GOAL OF THE EXERCISE ▸ Copy the lines from the start of the records below through the line containing "Chart.register(...registerables);", both included, and leave out the pictures.

(Records from a dataset)
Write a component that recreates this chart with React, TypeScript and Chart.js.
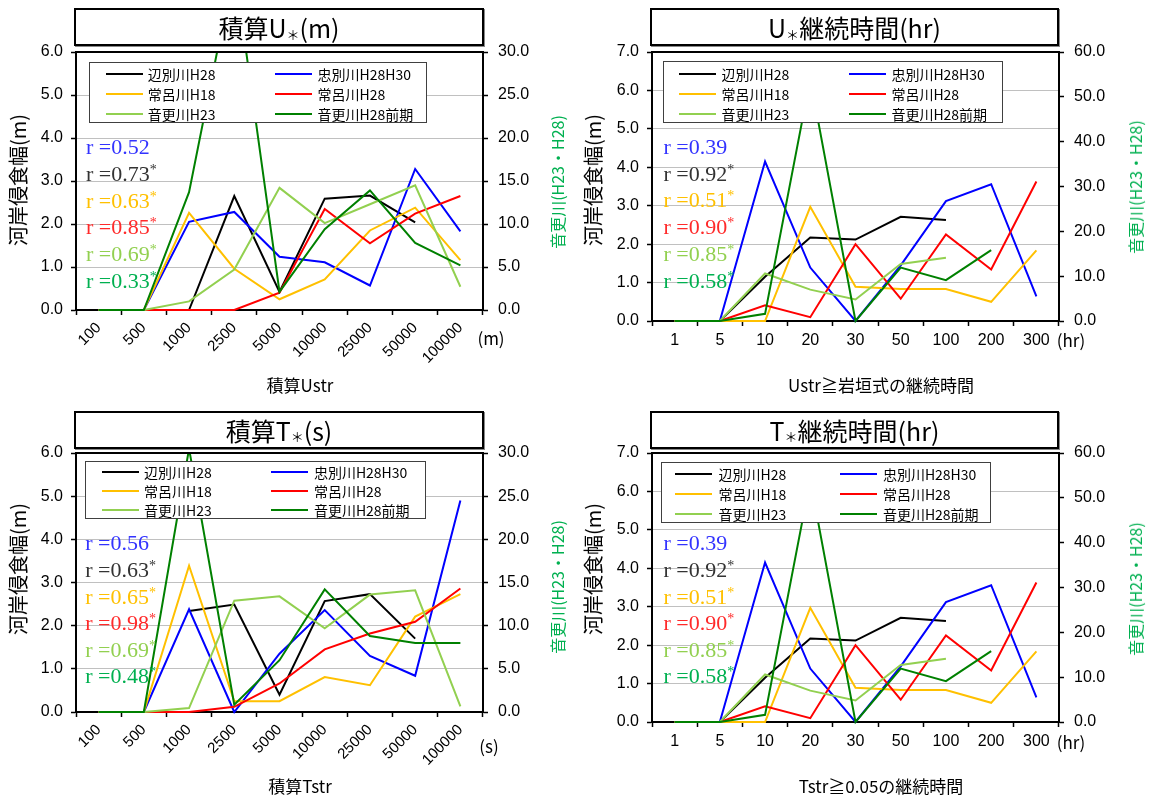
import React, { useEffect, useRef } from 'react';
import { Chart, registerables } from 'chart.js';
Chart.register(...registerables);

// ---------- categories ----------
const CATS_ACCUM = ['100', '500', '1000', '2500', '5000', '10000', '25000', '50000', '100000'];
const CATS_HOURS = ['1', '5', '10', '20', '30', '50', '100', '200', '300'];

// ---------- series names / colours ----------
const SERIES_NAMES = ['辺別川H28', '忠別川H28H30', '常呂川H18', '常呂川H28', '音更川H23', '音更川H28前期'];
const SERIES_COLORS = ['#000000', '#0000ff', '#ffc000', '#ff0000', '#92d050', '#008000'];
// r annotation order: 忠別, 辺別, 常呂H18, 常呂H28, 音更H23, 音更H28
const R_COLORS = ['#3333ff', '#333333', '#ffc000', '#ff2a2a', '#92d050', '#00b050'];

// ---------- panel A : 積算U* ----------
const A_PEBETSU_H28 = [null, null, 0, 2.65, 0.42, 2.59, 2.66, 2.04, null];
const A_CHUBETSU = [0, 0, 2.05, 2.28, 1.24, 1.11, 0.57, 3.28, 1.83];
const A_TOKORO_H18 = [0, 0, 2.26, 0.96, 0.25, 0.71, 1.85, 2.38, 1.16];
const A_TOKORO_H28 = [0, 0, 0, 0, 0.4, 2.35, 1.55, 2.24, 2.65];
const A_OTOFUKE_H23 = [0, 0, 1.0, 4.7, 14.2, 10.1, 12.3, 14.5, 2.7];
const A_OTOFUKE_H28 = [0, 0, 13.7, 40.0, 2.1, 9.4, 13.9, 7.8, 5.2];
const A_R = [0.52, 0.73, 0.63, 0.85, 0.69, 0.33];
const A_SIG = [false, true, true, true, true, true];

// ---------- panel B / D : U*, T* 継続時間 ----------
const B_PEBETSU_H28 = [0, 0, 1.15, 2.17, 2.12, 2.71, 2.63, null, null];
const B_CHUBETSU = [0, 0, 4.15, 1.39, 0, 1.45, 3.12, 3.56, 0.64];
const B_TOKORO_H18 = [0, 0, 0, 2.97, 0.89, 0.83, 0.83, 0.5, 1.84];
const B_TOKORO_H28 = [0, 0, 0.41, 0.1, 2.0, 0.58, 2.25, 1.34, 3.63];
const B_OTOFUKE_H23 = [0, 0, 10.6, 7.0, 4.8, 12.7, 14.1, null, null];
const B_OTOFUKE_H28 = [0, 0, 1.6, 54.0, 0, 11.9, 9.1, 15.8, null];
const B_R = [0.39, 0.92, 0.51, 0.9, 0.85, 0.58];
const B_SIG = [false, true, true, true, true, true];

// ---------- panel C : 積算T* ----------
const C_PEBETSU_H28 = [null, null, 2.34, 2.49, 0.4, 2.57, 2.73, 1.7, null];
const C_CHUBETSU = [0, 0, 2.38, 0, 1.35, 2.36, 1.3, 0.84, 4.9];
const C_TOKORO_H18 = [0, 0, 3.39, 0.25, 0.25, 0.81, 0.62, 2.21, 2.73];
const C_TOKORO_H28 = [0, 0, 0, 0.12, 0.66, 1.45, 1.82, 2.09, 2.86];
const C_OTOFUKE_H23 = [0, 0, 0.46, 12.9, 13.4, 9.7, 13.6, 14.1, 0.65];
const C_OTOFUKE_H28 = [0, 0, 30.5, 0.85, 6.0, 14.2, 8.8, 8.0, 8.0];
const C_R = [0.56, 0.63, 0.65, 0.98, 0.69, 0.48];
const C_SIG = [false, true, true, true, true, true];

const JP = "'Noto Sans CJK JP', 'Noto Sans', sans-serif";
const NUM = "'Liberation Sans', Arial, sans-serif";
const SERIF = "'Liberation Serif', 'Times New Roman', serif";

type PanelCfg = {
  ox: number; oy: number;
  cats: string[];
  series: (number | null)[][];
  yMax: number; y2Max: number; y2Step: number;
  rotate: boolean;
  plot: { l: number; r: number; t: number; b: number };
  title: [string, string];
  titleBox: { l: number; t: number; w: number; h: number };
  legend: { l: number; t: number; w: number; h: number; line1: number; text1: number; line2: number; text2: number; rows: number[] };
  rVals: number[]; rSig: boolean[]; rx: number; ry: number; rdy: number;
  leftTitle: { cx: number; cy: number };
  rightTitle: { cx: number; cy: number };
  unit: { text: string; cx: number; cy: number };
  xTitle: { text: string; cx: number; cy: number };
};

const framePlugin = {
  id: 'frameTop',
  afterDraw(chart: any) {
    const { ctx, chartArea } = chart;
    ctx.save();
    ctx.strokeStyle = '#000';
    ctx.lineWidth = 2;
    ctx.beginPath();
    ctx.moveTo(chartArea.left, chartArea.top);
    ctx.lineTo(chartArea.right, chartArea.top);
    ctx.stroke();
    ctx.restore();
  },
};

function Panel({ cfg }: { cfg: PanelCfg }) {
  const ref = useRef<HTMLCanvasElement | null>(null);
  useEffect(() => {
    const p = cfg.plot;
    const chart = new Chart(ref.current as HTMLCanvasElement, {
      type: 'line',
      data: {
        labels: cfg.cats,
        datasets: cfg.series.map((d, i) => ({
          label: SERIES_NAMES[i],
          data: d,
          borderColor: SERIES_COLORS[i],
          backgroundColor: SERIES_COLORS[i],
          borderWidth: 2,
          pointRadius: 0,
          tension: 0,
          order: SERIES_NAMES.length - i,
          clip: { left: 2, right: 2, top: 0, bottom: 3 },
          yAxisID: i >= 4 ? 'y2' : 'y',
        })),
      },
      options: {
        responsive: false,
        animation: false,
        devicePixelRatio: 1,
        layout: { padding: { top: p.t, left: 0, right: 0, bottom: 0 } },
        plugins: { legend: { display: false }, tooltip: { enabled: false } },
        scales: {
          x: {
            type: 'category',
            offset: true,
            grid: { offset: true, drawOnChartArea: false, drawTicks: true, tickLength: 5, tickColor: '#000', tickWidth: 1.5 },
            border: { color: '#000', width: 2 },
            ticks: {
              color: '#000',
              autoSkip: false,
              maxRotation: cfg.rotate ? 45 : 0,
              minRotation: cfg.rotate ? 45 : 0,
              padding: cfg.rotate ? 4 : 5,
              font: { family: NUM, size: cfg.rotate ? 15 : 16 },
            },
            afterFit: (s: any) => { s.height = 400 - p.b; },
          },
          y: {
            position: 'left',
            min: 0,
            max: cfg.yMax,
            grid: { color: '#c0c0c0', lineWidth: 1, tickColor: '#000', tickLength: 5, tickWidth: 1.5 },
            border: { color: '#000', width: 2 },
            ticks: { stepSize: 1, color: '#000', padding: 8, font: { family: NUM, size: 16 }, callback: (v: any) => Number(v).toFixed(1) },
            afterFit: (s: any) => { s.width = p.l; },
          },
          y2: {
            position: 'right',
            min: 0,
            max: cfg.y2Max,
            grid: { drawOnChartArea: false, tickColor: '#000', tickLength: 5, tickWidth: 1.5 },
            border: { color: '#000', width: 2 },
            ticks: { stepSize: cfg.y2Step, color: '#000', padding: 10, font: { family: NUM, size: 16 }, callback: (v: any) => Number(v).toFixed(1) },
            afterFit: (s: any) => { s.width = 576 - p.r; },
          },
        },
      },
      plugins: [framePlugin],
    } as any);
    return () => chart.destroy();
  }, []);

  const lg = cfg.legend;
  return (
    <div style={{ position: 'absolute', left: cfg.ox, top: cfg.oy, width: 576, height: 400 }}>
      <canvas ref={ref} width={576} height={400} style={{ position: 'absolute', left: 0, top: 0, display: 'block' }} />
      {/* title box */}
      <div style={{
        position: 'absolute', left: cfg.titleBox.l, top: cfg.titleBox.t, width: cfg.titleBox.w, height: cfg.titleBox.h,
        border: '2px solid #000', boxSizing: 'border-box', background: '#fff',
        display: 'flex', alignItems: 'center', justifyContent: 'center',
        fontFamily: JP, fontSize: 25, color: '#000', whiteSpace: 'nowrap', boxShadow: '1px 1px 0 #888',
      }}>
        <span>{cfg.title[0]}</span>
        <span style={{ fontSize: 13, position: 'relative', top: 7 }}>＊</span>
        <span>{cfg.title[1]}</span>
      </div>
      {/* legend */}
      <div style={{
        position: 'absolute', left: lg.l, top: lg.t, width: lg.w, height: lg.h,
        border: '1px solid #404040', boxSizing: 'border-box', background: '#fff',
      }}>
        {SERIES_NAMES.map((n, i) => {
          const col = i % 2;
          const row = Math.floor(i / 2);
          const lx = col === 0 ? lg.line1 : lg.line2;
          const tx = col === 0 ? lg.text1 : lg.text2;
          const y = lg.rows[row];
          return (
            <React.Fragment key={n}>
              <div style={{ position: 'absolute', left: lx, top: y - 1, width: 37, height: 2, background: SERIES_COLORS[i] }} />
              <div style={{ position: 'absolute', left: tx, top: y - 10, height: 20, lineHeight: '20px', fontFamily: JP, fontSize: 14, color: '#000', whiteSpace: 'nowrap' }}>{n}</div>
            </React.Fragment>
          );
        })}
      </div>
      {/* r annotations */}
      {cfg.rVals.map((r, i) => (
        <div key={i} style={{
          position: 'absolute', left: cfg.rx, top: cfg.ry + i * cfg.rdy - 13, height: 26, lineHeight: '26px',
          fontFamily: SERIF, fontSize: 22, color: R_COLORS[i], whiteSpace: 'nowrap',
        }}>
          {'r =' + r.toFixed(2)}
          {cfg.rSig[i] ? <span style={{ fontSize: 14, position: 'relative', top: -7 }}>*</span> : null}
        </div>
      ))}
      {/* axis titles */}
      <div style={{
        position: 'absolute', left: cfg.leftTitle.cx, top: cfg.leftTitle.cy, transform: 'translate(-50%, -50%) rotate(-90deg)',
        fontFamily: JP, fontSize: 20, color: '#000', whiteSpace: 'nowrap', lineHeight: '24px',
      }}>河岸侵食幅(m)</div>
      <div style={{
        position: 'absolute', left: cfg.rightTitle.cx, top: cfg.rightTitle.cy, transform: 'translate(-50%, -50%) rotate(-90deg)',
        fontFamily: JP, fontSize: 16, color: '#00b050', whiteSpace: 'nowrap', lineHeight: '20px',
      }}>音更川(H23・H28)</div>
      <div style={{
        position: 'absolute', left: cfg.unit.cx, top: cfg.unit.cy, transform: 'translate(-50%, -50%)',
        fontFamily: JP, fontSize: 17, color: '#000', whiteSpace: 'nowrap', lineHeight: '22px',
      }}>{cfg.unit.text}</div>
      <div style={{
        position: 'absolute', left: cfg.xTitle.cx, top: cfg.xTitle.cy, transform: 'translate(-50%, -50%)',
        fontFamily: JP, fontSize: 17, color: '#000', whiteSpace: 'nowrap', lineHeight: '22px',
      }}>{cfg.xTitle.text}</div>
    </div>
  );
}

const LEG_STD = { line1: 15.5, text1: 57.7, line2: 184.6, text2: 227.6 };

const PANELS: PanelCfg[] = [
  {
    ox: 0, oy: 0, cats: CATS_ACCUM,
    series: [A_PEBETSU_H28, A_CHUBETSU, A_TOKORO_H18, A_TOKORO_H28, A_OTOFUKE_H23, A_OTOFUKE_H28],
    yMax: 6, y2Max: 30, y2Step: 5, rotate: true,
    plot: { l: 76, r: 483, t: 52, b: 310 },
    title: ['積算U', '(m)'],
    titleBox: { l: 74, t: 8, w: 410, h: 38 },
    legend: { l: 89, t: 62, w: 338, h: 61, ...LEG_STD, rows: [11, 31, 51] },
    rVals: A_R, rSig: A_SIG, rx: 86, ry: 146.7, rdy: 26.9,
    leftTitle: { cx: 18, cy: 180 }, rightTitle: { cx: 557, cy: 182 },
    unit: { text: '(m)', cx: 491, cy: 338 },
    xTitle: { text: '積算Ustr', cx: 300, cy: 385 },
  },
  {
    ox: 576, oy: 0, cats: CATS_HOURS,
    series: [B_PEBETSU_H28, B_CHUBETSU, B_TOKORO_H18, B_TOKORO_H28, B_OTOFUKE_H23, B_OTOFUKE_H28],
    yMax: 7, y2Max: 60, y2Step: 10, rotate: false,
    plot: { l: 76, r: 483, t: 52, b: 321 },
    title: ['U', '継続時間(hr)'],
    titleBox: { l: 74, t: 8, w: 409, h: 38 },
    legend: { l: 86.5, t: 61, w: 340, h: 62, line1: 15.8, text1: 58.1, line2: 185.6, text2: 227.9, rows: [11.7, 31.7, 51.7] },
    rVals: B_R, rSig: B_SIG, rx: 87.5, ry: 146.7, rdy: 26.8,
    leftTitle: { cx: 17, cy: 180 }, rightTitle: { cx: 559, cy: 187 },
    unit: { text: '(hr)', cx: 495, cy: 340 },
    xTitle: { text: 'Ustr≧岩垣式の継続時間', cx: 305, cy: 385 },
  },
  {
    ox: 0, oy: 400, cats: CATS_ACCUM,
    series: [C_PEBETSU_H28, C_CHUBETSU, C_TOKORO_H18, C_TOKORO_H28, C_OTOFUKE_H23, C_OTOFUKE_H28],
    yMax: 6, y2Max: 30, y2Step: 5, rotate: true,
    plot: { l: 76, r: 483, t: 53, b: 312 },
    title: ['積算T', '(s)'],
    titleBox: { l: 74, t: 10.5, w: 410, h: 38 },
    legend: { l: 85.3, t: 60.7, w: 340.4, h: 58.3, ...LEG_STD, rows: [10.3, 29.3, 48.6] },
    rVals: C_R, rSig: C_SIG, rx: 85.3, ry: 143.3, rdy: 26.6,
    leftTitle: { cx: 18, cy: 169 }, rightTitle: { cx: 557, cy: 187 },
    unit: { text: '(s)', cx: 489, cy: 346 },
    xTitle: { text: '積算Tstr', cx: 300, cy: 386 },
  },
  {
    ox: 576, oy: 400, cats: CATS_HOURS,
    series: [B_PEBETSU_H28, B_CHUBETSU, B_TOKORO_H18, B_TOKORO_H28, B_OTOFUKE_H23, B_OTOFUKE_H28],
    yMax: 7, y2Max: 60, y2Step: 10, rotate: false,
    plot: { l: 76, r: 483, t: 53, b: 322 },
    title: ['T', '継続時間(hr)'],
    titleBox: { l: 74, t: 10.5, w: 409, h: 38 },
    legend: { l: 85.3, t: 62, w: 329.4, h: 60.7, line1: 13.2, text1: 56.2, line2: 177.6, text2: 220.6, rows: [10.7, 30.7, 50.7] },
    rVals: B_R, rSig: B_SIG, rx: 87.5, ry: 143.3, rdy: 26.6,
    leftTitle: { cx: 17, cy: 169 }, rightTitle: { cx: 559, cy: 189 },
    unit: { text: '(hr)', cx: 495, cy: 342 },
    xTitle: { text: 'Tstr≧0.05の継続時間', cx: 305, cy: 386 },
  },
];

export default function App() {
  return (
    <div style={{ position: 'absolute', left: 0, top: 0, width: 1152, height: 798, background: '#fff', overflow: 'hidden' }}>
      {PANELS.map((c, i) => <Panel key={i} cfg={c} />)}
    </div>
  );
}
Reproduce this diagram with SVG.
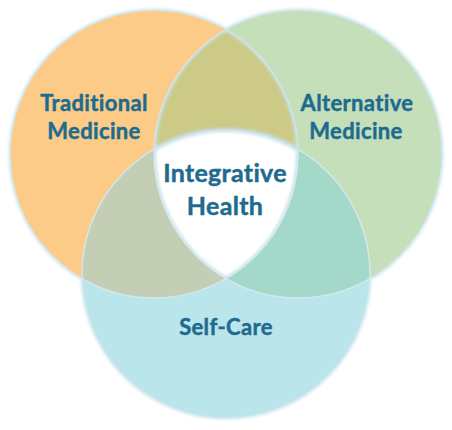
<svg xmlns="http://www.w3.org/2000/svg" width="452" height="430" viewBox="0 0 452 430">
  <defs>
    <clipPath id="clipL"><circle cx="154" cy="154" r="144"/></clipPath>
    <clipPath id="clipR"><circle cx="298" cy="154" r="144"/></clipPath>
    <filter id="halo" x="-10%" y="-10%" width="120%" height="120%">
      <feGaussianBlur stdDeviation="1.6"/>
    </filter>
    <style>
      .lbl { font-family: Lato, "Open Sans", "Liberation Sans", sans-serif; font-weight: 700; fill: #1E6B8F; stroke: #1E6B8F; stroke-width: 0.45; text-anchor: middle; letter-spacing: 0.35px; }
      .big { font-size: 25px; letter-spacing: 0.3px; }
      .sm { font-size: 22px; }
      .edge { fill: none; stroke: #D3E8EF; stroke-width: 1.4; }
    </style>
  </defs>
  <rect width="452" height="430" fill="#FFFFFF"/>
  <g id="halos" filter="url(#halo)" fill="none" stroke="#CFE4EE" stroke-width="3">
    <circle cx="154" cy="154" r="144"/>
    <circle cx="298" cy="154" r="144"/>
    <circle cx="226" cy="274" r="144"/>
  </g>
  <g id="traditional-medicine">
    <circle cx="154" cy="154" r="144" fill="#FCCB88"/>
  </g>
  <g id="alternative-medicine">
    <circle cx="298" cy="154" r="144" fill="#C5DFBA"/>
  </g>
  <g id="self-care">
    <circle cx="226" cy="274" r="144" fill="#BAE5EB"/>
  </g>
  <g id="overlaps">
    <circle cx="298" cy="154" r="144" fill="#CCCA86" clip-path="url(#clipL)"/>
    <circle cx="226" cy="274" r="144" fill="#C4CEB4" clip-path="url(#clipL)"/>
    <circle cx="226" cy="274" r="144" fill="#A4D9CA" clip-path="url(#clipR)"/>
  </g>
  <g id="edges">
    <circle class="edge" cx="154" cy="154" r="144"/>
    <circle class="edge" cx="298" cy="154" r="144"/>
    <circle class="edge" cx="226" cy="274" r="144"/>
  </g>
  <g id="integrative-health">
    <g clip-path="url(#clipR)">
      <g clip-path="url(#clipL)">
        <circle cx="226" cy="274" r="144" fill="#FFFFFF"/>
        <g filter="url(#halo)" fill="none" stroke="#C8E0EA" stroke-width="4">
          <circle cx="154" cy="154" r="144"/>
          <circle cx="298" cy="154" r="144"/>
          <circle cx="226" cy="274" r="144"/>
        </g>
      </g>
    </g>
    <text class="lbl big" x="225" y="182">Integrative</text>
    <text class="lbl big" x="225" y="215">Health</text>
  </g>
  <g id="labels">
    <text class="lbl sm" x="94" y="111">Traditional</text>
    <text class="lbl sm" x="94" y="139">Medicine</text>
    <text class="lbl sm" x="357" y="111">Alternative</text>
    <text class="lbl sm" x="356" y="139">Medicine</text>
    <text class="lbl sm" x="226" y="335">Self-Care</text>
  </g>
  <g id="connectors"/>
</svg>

EXERCISE ANSWER ▸
Write a component that recreates this chart with React, TypeScript and Chart.js.
import React, { useEffect, useRef } from 'react';
import { Chart, registerables } from 'chart.js';
Chart.register(...registerables);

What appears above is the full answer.